Now the mechanic says I need a new power steering pump and a draveshaft rebuilt. He quoted me $450 for the rebuilt draveshaft, with a $300 labor charge. He wouldn't even speculate what the power steering pump would cost since the fuel pump was nearly $600.

Does this sound right to you all, or am I getting rear ended with no astroglide (maybe some rocksalt)?
:dunno:


----------



## Harrypr (Mar 4, 2002)

A quick check of the AutohausAZ site shows a price of $421.85 for the pump (assuming your E3 has F.I.) with free shipping. The ignition switch is $51.39 and the wiring goes for $47.86.

There are various fuel lines, but the most expensive goes for $12.44 per meter.

They have rebuilt steering pumps for $316.54 plus a core charge of $125.00.

HTH.


----------



## racermat (Feb 22, 2004)

:thumbup: 
Thank you much for the info!! I am going to bookmark AutohausAZ!!
Still have to find the driveshaft and bearing...


----------



## Harrypr (Mar 4, 2002)

Don't know if you have already done so, but you might want to ask the Senior Six group to see if they can help you.

Here's the link :

Senior Six Registry

BTW, please post pics of your E3 whwn you have a chance. I have always wanted one!

Cheers,


----------



## mistagregory (Nov 1, 2005)

dude, I am forking out $5300 (Canadain $) to have my '88 325is complete head job, lower engine, and rust fixed, along with a seatbelt buckle and a leaking windshield fix, new spoiler (old one has bubbled and broken apart).

some sympathy please?


----------



## racermat (Feb 22, 2004)

mistagregory said:


> dude, I am forking out $5300 (Canadain $) to have my '88 325is complete head job, lower engine, and rust fixed, along with a seatbelt buckle and a leaking windshield fix, new spoiler (old one has bubbled and broken apart).
> 
> some sympathy please?


5300 will get you quite a nice bavaria.


----------



## leedawg (Mar 17, 2005)

Id say these prices are rediculous I have a 72 bavaria and parts are pretty cheap, just do the labor yourself and you will save a lot of money.


----------



## altus22 (Dec 6, 2005)

You could use the fuel pump from an e12 ($150) or get an in-tank high pressure pump from a 318is (e30) for the same price.

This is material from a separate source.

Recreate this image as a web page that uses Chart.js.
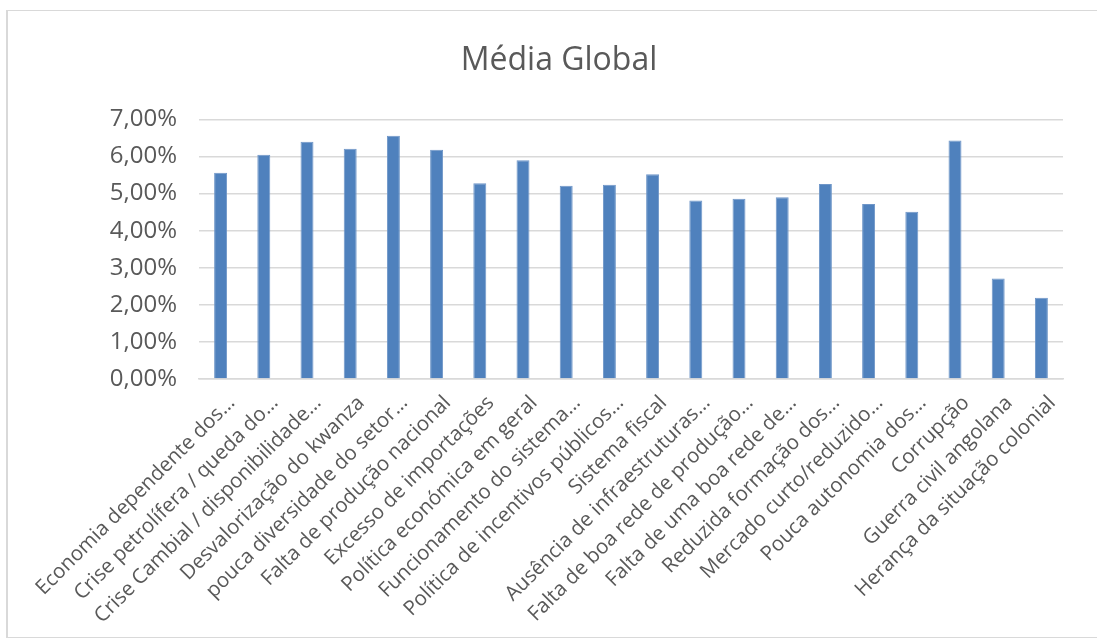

Getting a driveshaft rebuilt would be at most $400. Why does he think you need a new power steering pump? If you get the mounting bracket from an e28, you can use the power steering pump and alternator from that.



racermat said:


> At the tune of nearly $1700 for a new ignition switch, fuel pump, two fuel lines, an oil change and new coil wiring.
> 
> Now the mechanic says I need a new power steering pump and a draveshaft rebuilt. He quoted me $450 for the rebuilt draveshaft, with a $300 labor charge. He wouldn't even speculate what the power steering pump would cost since the fuel pump was nearly $600.
> 
> ...


----------